El indígena, el desposeído, el desamparado, es el privilegiado en las manifestaciones de la Madre de Dios en tierra latinoamericana, tanto si es campesino, pescador, peón o el más famoso Juan Diego Cuauhtlatoatzin, el indio de la etnia náhualtl, arquetipo de todos los humillados del continente. El evento portentoso que hizo famosa a la patrona de Argentina fue presenciado por un esclavo afrobrasileño[1], mientras la Virgen boliviana de inconfundibles rasgos indígenas fue tallada por un descendiente inca de muy pobre cuna. La famosa Aparecida del vecino Brasil fue “pescada” por tres humildes pescadores en el río Paraíba; la Señora de Suyapa, patrona de Honduras, se hizo encontrar por un joven y pobre peón. Fiel a la regla, la Virgen de Caacupé también es obra de un indio muy humilde de la estirpe guaraní.

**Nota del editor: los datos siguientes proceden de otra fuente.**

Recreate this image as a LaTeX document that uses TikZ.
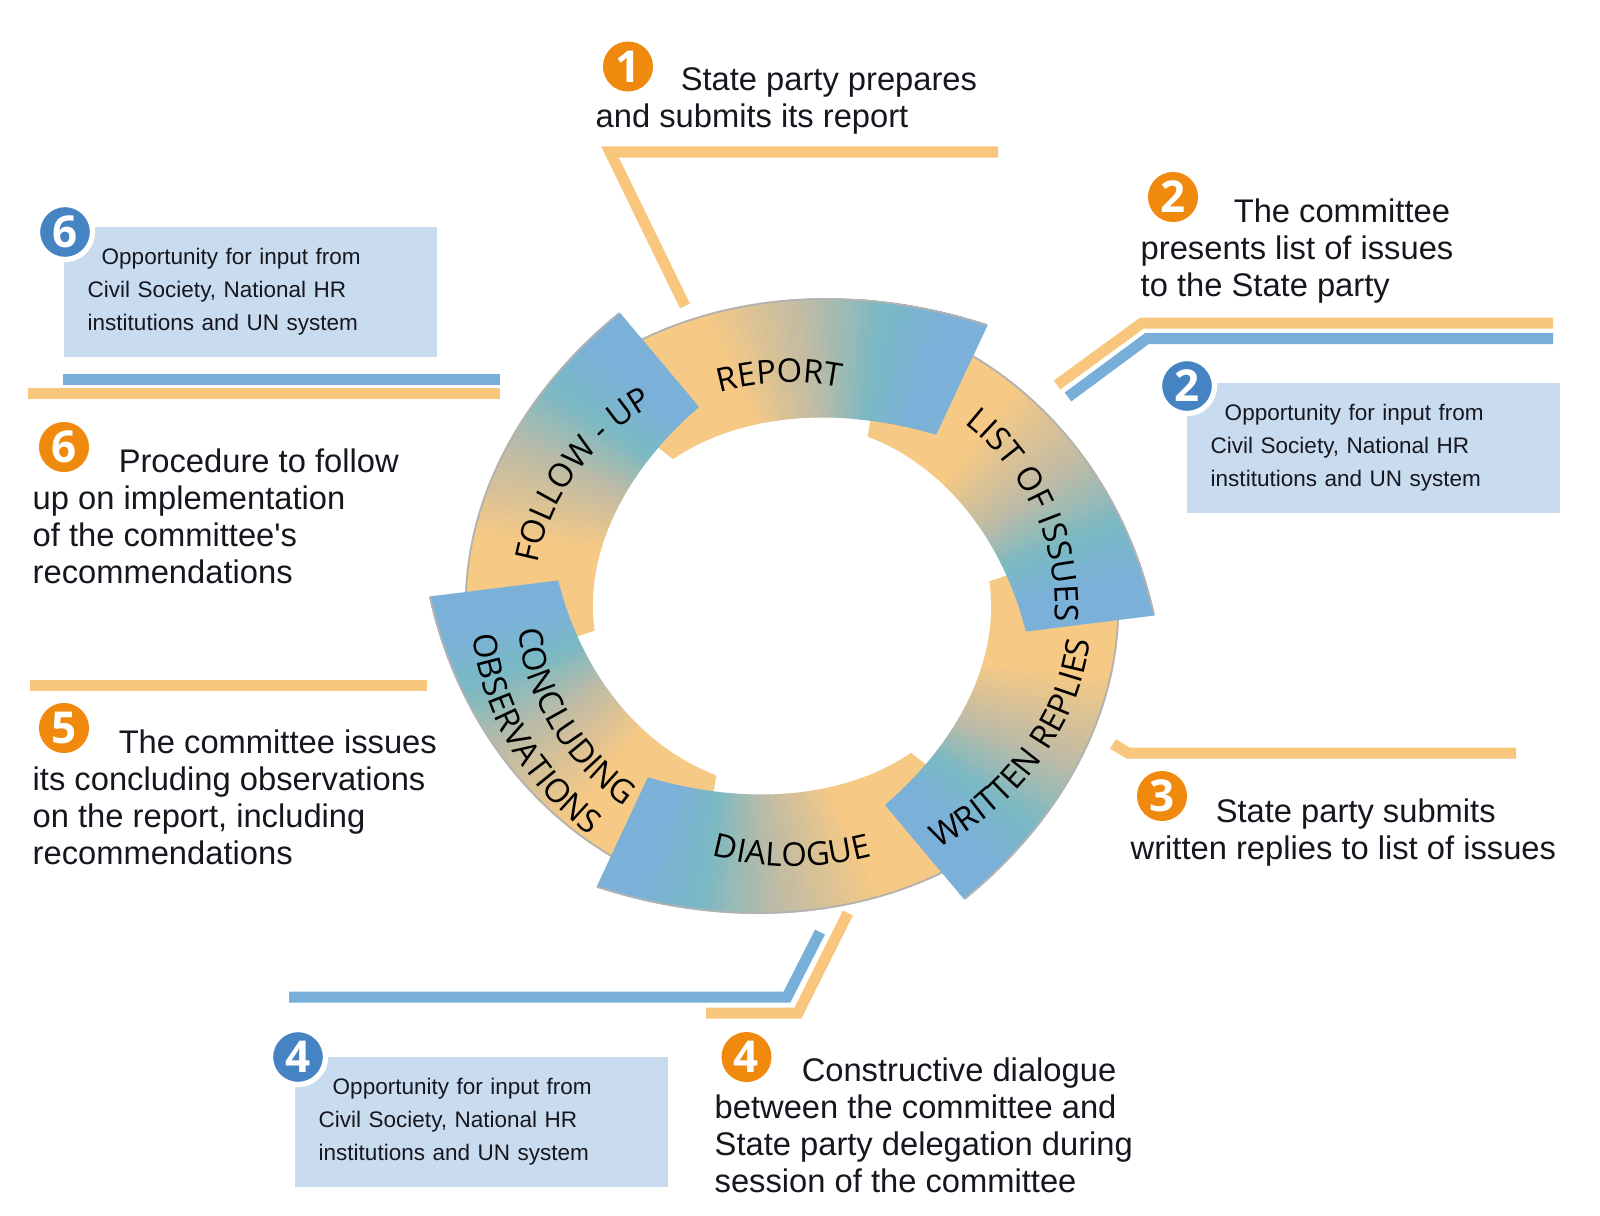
\documentclass[tikz,border=0pt]{standalone}
\usepackage{fontspec}
\setmainfont{Liberation Sans}
\newfontfamily\ringfont{Open Sans}
\usetikzlibrary{decorations.text}

\definecolor{ringorange}{HTML}{F6C985}
\definecolor{ringgray}{HTML}{BDBBA6}
\definecolor{ringteal}{HTML}{7BB9C4}
\definecolor{ringblue}{HTML}{7BB1D8}
\definecolor{leadorangecol}{HTML}{F8C67D}
\definecolor{leadbluecol}{HTML}{78AFD9}
\definecolor{boxblue}{HTML}{C9DCEF}
\definecolor{badgeorange}{HTML}{EF8A0E}
\definecolor{badgeblue}{HTML}{4683C3}
\definecolor{textdark}{HTML}{16161F}

\tikzstyle{stepbadge} = [circle, minimum size=0.5cm, inner sep=0pt, fill=badgeorange,
    text=white, font=\ringfont\bfseries\fontsize{12.5}{12.5}\selectfont]
\tikzstyle{inputbadge} = [circle, minimum size=0.55cm, inner sep=0pt, fill=badgeblue,
    draw=white, line width=1.5pt, text=white, font=\ringfont\bfseries\fontsize{12.5}{12.5}\selectfont]
\tikzstyle{inputbox} = [rectangle, anchor=north west, fill=boxblue, text width=3.25cm,
    inner xsep=0.24cm, minimum height=1.3cm, align=left, text=textdark,
    font=\fontsize{6.4}{9.5}\selectfont]
\tikzstyle{steptext} = [anchor=base west, inner sep=0pt, align=left, text=textdark,
    font=\fontsize{9.3}{10.5}\selectfont]
\tikzstyle{leadorange} = [line width=0.11cm, draw=leadorangecol]
\tikzstyle{leadblue} = [line width=0.11cm, draw=leadbluecol]
\tikzstyle{ringedge} = [draw=gray!60, line width=0.5pt]
\tikzstyle{ringlabel} = [decorate, decoration={text along path, text align=center}]

\newcommand{\ringlbl}{\ringfont\fontsize{9.3}{9.3}\selectfont}

% one ring piece: head angle, first and last slice (of 50)
\newcommand{\ringpart}[3]{%
  \foreach \i in {#2,...,#3} {
    \pgfmathsetmacro\ta{\i/50}
    \pgfmathsetmacro\tb{(\i+1)/50}
    \pgfmathsetmacro\tm{(\i+0.5)/50}
    \pgfmathtruncatemacro\pa{max(0,min(100,(0.6-\tm)*400))}
    \pgfmathtruncatemacro\pb{max(0,min(100,(0.77-\tm)*588))}
    \pgfmathtruncatemacro\pc{max(0,min(100,(0.9-\tm)*770))}
    \colorlet{slicecol}{ringorange!\pa!ringgray!\pb!ringteal!\pc!ringblue}
    \filldraw[slicecol, line width=0.5pt, line join=round]
      ({#1+2.5+74*(1-\ta)}:{326+36*\ta^3}) -- ({#1+2.5+74*(1-\tb)}:{326+36*\tb^3})
      -- ({#1-2.5+74*(1-\tb)}:{200+36*\tb^3}) -- ({#1-2.5+74*(1-\ta)}:{200+36*\ta^3}) -- cycle;
  }
  \pgfmathsetmacro\dstart{#2/50}
  \pgfmathsetmacro\dend{(#3+1)/50}
  \draw[ringedge] plot[domain=\dstart:\dend, samples=30] ({#1+2.5+74*(1-\x)}:{326+36*\x^3});
}

\begin{document}
\begin{tikzpicture}[x=0.01cm, y=-0.01cm]
\fill[white] (0,0) rectangle (1600,1215);
\useasboundingbox (0,0) rectangle (1600,1215);

% leader lines
\coordinate (l1a) at (685,306);
\coordinate (l1b) at (610,152);
\coordinate (l1c) at (998,152);
\coordinate (l2a) at (1057,385);
\coordinate (l2b) at (1142,323);
\coordinate (l2c) at (1553,323);
\coordinate (i2a) at (1068,397);
\coordinate (i2b) at (1147,338.5);
\coordinate (i2c) at (1553,338.5);
\coordinate (l3a) at (1113,744);
\coordinate (l3b) at (1128,753);
\coordinate (l3c) at (1516,753);
\coordinate (l4a) at (848,913);
\coordinate (l4b) at (798,1013);
\coordinate (l4c) at (706,1013);
\coordinate (i4a) at (820,932);
\coordinate (i4b) at (787,997);
\coordinate (i4c) at (289,997);
\coordinate (l5a) at (30,685);
\coordinate (l5b) at (427,685);
\coordinate (l6a) at (28,393.5);
\coordinate (l6b) at (500,393.5);
\coordinate (i6a) at (63,379);
\coordinate (i6b) at (500,379);

\draw[leadorange] (l1a) -- (l1b) -- (l1c);
\draw[leadorange] (l2a) -- (l2b) -- (l2c);
\draw[leadblue] (i2a) -- (i2b) -- (i2c);
\draw[leadorange] (l3a) -- (l3b) -- (l3c);
\draw[leadblue] (i4a) -- (i4b) -- (i4c);
\draw[leadorange] (l4a) -- (l4b) -- (l4c);
\draw[leadorange] (l5a) -- (l5b);
\draw[leadblue] (i6a) -- (i6b);
\draw[leadorange] (l6a) -- (l6b);

% the cycle
\begin{scope}[shift={(792,606)}, yscale=-0.92]
  \ringpart{55}{0}{49}
  \ringpart{116}{0}{49}
  \ringpart{176}{0}{49}
  \ringpart{-125}{0}{49}
  \ringpart{-64}{0}{49}
  \ringpart{-4}{0}{49}
  \ringpart{55}{36}{49}

  \path[ringlabel, decoration={text={|\ringlbl|REPORT}}] plot[domain=138:48, samples=61] (\x:243);
  \path[ringlabel, decoration={text={|\ringlbl|LIST OF ISSUES}}] plot[domain=72:-28, samples=61] (\x:263);
  \path[ringlabel, decoration={text={|\ringlbl|WRITTEN REPLIES}}] plot[domain=-88:22, samples=61] (\x:301);
  \path[ringlabel, decoration={text={|\ringlbl|DIALOGUE}}] plot[domain=-140:-40, samples=61] (\x:283);
  \path[ringlabel, decoration={text={|\ringlbl|CONCLUDING}}] plot[domain=158:258, samples=61] (\x:275);
  \path[ringlabel, decoration={text={|\ringlbl|OBSERVATIONS}}] plot[domain=157:258, samples=61] (\x:321);
  \path[ringlabel, decoration={text={|\ringlbl|FOLLOW - UP}}] plot[domain=197:97, samples=61] (\x:259);
\end{scope}

% steps (text nodes sit on the baseline of their last line)
\node (b1) [stepbadge] at (628,66.5) {1};
\node (t1) [steptext] at (595,127) {\hspace*{0.85cm}State party prepares\\and submits its report};
\node (b2) [stepbadge] at (1173,197) {2};
\node (t2) [steptext] at (1140,296) {\hspace*{0.93cm}The committee\\presents list of issues\\to the State party};
\node (b3) [stepbadge] at (1162,796) {3};
\node (t3) [steptext] at (1130,859) {\hspace*{0.85cm}State party submits\\written replies to list of issues};
\node (b4) [stepbadge] at (746.5,1057) {4};
\node (t4) [steptext] at (714,1192) {\hspace*{0.87cm}Constructive dialogue\\between the committee and\\State party delegation during\\session of the committee};
\node (b5) [stepbadge] at (64,728) {5};
\node (t5) [steptext] at (32,864) {\hspace*{0.86cm}The committee issues\\its concluding observations\\on the report, including\\recommendations};
\node (b6) [stepbadge] at (64,447) {6};
\node (t6) [steptext] at (32,583) {\hspace*{0.86cm}Procedure to follow\\up on implementation\\of the committee\textquotesingle s\\recommendations};

% input boxes
\node (box6) [inputbox] at (63,226) {\hspace*{0.14cm}Opportunity for input from\\Civil Society, National HR\\institutions and UN system};
\node (ib6) [inputbadge] at ([shift={(2,6)}]box6.north west) {6};
\node (box2) [inputbox] at (1186,382) {\hspace*{0.14cm}Opportunity for input from\\Civil Society, National HR\\institutions and UN system};
\node (ib2) [inputbadge] at ([shift={(1,4)}]box2.north west) {2};
\node (box4) [inputbox] at (294,1056) {\hspace*{0.14cm}Opportunity for input from\\Civil Society, National HR\\institutions and UN system};
\node (ib4) [inputbadge] at ([shift={(4,1)}]box4.north west) {4};
\end{tikzpicture}
\end{document}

Todas son todas Madres, infinitamente madres, que se comportan como tales y como tales las siente el pueblo de la villa que las honra invocándolas. Todas, casi sin excepción, llevan en sus brazos al Hijo de Dios, lo tienden tiernamente hacia el villero, expresando la cercanía de un poder finalmente ecuánime, redentor y capaz de verdadera justicia en este mundo y en el de más allá.